_Task objective_.
Copy the listing below in full and skip every picture.

_Supplied material_.

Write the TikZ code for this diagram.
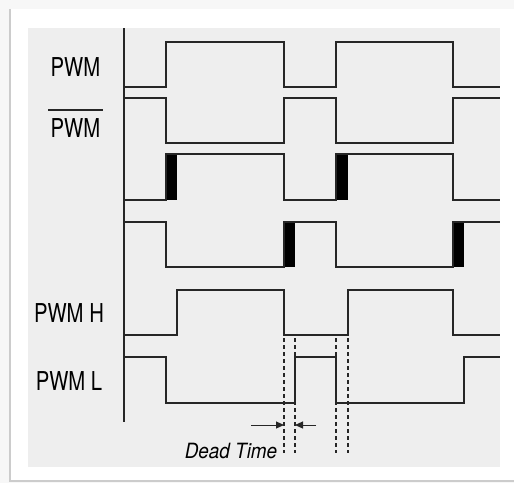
\documentclass[tikz,border=0pt]{standalone}
\usepackage{fontspec}
\setmainfont{TeX Gyre Heros}
\usetikzlibrary{arrows.meta}
\definecolor{panel}{HTML}{EEEEEE}
\definecolor{outer}{HTML}{F7F7F7}
\definecolor{wavec}{HTML}{262626}
\begin{document}
\begin{tikzpicture}[x=1pt,y=-1pt,
  wave/.style={draw=wavec,line width=1.5pt,line join=miter},
  barfill/.style={fill=black,draw=none},
  dead/.style={draw=wavec,line width=1.2pt,dash pattern=on 4pt off 3pt},
  dtarrow/.style={draw=wavec,line width=1pt,-{Triangle[length=8pt,width=7pt]}},
  lbl/.style={inner sep=0pt,font=\fontsize{26}{26}\selectfont},
  dtlbl/.style={inner sep=0pt,font=\fontsize{21}{21}\selectfont\itshape}]
\useasboundingbox (0,0) rectangle (514,483);
% frame
\fill[outer] (0,0) rectangle (514,483);
\fill[white] (10,9) rectangle (514,480);
\draw[line width=1.5pt,color=black!20] (10,9) -- (10,481) -- (514,481);
\fill[panel] (28,28) rectangle (500,467);
% axis
\draw[wave] (124,28) -- (124,422);
% PWM
\draw[wave] (124,87) -- (166,87) -- (166,42) -- (284,42) -- (284,87) -- (336,87) -- (336,42) -- (453,42) -- (453,87) -- (500,87);
% PWM bar
\draw[wave] (124,98) -- (166,98) -- (166,143) -- (284,143) -- (284,98) -- (336,98) -- (336,143) -- (453,143) -- (453,98) -- (500,98);
% row 3
\fill[barfill] (166,154) rectangle (177,200);
\fill[barfill] (336,154) rectangle (348,200);
\draw[wave] (124,200) -- (166,200) -- (166,154) -- (284,154) -- (284,200) -- (336,200) -- (336,154) -- (453,154) -- (453,200) -- (500,200);
% row 4
\fill[barfill] (284,222) rectangle (295,267);
\fill[barfill] (453,222) rectangle (464,267);
\draw[wave] (124,222) -- (166,222) -- (166,267) -- (284,267) -- (284,222) -- (336,222) -- (336,267) -- (453,267) -- (453,222) -- (500,222);
% PWM H
\draw[wave] (124,335) -- (177,335) -- (177,290) -- (284,290) -- (284,335) -- (348,335) -- (348,290) -- (453,290) -- (453,335) -- (500,335);
% PWM L
\draw[wave] (124,357) -- (166,357) -- (166,403) -- (295,403) -- (295,357) -- (336,357) -- (336,403) -- (464,403) -- (464,357) -- (500,357);
% dead time dashed lines
\coordinate (d1t) at (284,338); \coordinate (d1b) at (284,453);
\coordinate (d2t) at (295,338); \coordinate (d2b) at (295,453);
\coordinate (d3t) at (336,338); \coordinate (d3b) at (336,453);
\coordinate (d4t) at (348,338); \coordinate (d4b) at (348,453);
\draw[dead] (d1t) -- (d1b);
\draw[dead] (d2t) -- (d2b);
\draw[dead] (d3t) -- (d3b);
\draw[dead] (d4t) -- (d4b);
% arrows
\coordinate (a1s) at (251,425); \coordinate (a1e) at (284,425);
\coordinate (a2s) at (316,425); \coordinate (a2e) at (295,425);
\draw[dtarrow] (a1s) -- (a1e);
\draw[dtarrow] (a2s) -- (a2e);
% labels
\node[lbl] (lpwm) at (75.5,67) {\scalebox{0.78}[1]{PWM}};
\node[lbl] (lpwmb) at (75.5,128) {\scalebox{0.78}[1]{PWM}};
\coordinate (ob1) at (48,110); \coordinate (ob2) at (103,110);
\draw[draw=wavec,line width=1.4pt] (ob1) -- (ob2);
\node[lbl] (lpwmh) at (69,313) {\scalebox{0.78}[1]{PWM H}};
\node[lbl] (lpwml) at (69,381) {\scalebox{0.78}[1]{PWM L}};
\node[dtlbl] (ldt) at (231,451) {\scalebox{0.9}[1]{Dead Time}};
\end{tikzpicture}
\end{document}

_Completed task_.
Write the TikZ code for this diagram.
\documentclass[tikz,border=0pt]{standalone}
\usepackage{fontspec}
\setmainfont{TeX Gyre Heros}
\usetikzlibrary{arrows.meta}
\definecolor{panel}{HTML}{EEEEEE}
\definecolor{outer}{HTML}{F7F7F7}
\definecolor{wavec}{HTML}{262626}
\begin{document}
\begin{tikzpicture}[x=1pt,y=-1pt,
  wave/.style={draw=wavec,line width=1.5pt,line join=miter},
  barfill/.style={fill=black,draw=none},
  dead/.style={draw=wavec,line width=1.2pt,dash pattern=on 4pt off 3pt},
  dtarrow/.style={draw=wavec,line width=1pt,-{Triangle[length=8pt,width=7pt]}},
  lbl/.style={inner sep=0pt,font=\fontsize{26}{26}\selectfont},
  dtlbl/.style={inner sep=0pt,font=\fontsize{21}{21}\selectfont\itshape}]
\useasboundingbox (0,0) rectangle (514,483);
% frame
\fill[outer] (0,0) rectangle (514,483);
\fill[white] (10,9) rectangle (514,480);
\draw[line width=1.5pt,color=black!20] (10,9) -- (10,481) -- (514,481);
\fill[panel] (28,28) rectangle (500,467);
% axis
\draw[wave] (124,28) -- (124,422);
% PWM
\draw[wave] (124,87) -- (166,87) -- (166,42) -- (284,42) -- (284,87) -- (336,87) -- (336,42) -- (453,42) -- (453,87) -- (500,87);
% PWM bar
\draw[wave] (124,98) -- (166,98) -- (166,143) -- (284,143) -- (284,98) -- (336,98) -- (336,143) -- (453,143) -- (453,98) -- (500,98);
% row 3
\fill[barfill] (166,154) rectangle (177,200);
\fill[barfill] (336,154) rectangle (348,200);
\draw[wave] (124,200) -- (166,200) -- (166,154) -- (284,154) -- (284,200) -- (336,200) -- (336,154) -- (453,154) -- (453,200) -- (500,200);
% row 4
\fill[barfill] (284,222) rectangle (295,267);
\fill[barfill] (453,222) rectangle (464,267);
\draw[wave] (124,222) -- (166,222) -- (166,267) -- (284,267) -- (284,222) -- (336,222) -- (336,267) -- (453,267) -- (453,222) -- (500,222);
% PWM H
\draw[wave] (124,335) -- (177,335) -- (177,290) -- (284,290) -- (284,335) -- (348,335) -- (348,290) -- (453,290) -- (453,335) -- (500,335);
% PWM L
\draw[wave] (124,357) -- (166,357) -- (166,403) -- (295,403) -- (295,357) -- (336,357) -- (336,403) -- (464,403) -- (464,357) -- (500,357);
% dead time dashed lines
\coordinate (d1t) at (284,338); \coordinate (d1b) at (284,453);
\coordinate (d2t) at (295,338); \coordinate (d2b) at (295,453);
\coordinate (d3t) at (336,338); \coordinate (d3b) at (336,453);
\coordinate (d4t) at (348,338); \coordinate (d4b) at (348,453);
\draw[dead] (d1t) -- (d1b);
\draw[dead] (d2t) -- (d2b);
\draw[dead] (d3t) -- (d3b);
\draw[dead] (d4t) -- (d4b);
% arrows
\coordinate (a1s) at (251,425); \coordinate (a1e) at (284,425);
\coordinate (a2s) at (316,425); \coordinate (a2e) at (295,425);
\draw[dtarrow] (a1s) -- (a1e);
\draw[dtarrow] (a2s) -- (a2e);
% labels
\node[lbl] (lpwm) at (75.5,67) {\scalebox{0.78}[1]{PWM}};
\node[lbl] (lpwmb) at (75.5,128) {\scalebox{0.78}[1]{PWM}};
\coordinate (ob1) at (48,110); \coordinate (ob2) at (103,110);
\draw[draw=wavec,line width=1.4pt] (ob1) -- (ob2);
\node[lbl] (lpwmh) at (69,313) {\scalebox{0.78}[1]{PWM H}};
\node[lbl] (lpwml) at (69,381) {\scalebox{0.78}[1]{PWM L}};
\node[dtlbl] (ldt) at (231,451) {\scalebox{0.9}[1]{Dead Time}};
\end{tikzpicture}
\end{document}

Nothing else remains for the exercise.